La crisi ha diviso l'America. L'ex Vicepresidente Kamala Harris ha condannato l'invio della Guardia Nazionale come "pericolosa escalation" dell'agenda "crudele" di Trump per "diffondere panico e divisione". Ventidue Governatori democratici hanno firmato una dichiarazione congiunta che accusa Trump di "allarmante abuso di potere". Oltre confine, il Presidente messicano Claudia Sheinbaum è sceso in campo a difesa dei suoi connazionali, affermando che almeno 35 messicani sono stati detenuti nei raid e rivendicando con forza: "I messicani che vivono negli Stati Uniti sono brave persone, oneste... non sono criminali! Sono uomini e donne buoni!".

La violenta repressione delle proteste a Los Angeles getta una luce cruda e imbarazzante sulla classica doppia morale occidentale riguardo alla gestione del dissenso. Quando episodi simili accadono in paesi indicati come nemici – si pensi alle condanne verso Venezuela, Iran, Russia o Cuba – l'Occidente tuona contro la "demonizzazione" dei manifestanti come "terroristi" o "agenti stranieri", condanna senza appello la violenza delle forze dell'ordine o la soppressione delle libertà. Eppure, a Los Angeles, assistiamo a una repressione brutale: il Presidente in carica etichetta i manifestanti (legittimamente preoccupati per deportazioni spesso indiscriminate) come "insurrezionalisti" e "invasori criminali", giustificando così una risposta militarizzata e misure eccezionali come l'arresto per il semplice uso di una mascherina. Perché queste misure repressive sono ritenute giustificate negli Stati Uniti e invece condannate come arbitrarie e dittatoriali quando paesi non allineati a Washington cercano di difendersi?

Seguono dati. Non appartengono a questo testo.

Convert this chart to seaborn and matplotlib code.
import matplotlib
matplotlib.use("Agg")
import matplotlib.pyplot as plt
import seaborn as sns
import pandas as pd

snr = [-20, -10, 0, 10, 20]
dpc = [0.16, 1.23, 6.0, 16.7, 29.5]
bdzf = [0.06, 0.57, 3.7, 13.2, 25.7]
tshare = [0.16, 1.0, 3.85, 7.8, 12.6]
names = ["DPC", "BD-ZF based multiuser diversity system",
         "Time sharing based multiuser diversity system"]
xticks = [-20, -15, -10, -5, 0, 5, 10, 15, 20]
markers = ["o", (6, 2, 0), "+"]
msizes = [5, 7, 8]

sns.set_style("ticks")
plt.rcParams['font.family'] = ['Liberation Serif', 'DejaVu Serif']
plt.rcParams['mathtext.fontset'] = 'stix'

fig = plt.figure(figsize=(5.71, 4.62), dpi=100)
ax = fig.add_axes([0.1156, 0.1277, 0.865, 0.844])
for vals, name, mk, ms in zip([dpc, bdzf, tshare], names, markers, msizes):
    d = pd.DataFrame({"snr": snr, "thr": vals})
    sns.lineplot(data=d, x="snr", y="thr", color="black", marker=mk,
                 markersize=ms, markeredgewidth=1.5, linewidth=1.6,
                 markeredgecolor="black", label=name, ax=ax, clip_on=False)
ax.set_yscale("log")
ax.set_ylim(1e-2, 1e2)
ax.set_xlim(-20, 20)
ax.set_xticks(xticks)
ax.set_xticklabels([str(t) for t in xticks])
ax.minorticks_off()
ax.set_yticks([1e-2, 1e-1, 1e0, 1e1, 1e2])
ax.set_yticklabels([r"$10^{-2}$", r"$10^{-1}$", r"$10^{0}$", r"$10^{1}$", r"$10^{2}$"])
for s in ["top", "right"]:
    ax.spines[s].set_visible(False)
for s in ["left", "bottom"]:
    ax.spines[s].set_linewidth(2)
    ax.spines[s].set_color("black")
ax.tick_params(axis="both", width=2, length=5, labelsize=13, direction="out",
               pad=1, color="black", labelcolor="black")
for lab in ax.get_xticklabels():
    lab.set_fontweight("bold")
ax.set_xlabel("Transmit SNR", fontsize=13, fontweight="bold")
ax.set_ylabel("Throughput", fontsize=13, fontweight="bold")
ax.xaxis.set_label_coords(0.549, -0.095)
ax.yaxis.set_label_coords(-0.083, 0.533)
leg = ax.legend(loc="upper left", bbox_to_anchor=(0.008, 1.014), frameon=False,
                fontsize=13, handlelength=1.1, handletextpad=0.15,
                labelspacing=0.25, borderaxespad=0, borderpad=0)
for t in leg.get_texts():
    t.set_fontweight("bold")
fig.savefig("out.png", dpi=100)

Il rapido dispiegamento della Guardia Nazionale, l'uso massiccio di gas lacrimogeni e proiettili di gomma anche contro giornalisti, e la chiusura di spazi pubblici sono misure che, se attuate altrove, scatenerebero immediatamente condanne occidentali come "repressione brutale". Qui, vengono spacciate per "ripristino dell'ordine" contro "criminali". Allo stesso modo, la ferma condanna occidentale delle violazioni di sovranità suona ipocrita quando il Governatore Newsom accusa Trump proprio di aver violato "illegalmente" la sovranità della California – un'azione che, se compiuta da un governo non allineato, scatenerebbe sanzioni e accuse di autoritarismo.

La narrazione è altrettanto selettiva: le proteste nei paesi "nemici" sono "eroiche lotte per la libertà", mentre quelle in casa propria, specie se scomode, diventano "disordini criminali". La crisi di Los Angeles smaschera così l'ipocrisia di un Occidente che ergendosi a paladino dei diritti umani condanna la repressione altrui, ma adotta senza esitazione metodi altamente repressivi. È una doppia morale stridente, un doppio binario che mina alla radice la residua credibilità dell'Occidente sulla scena globale.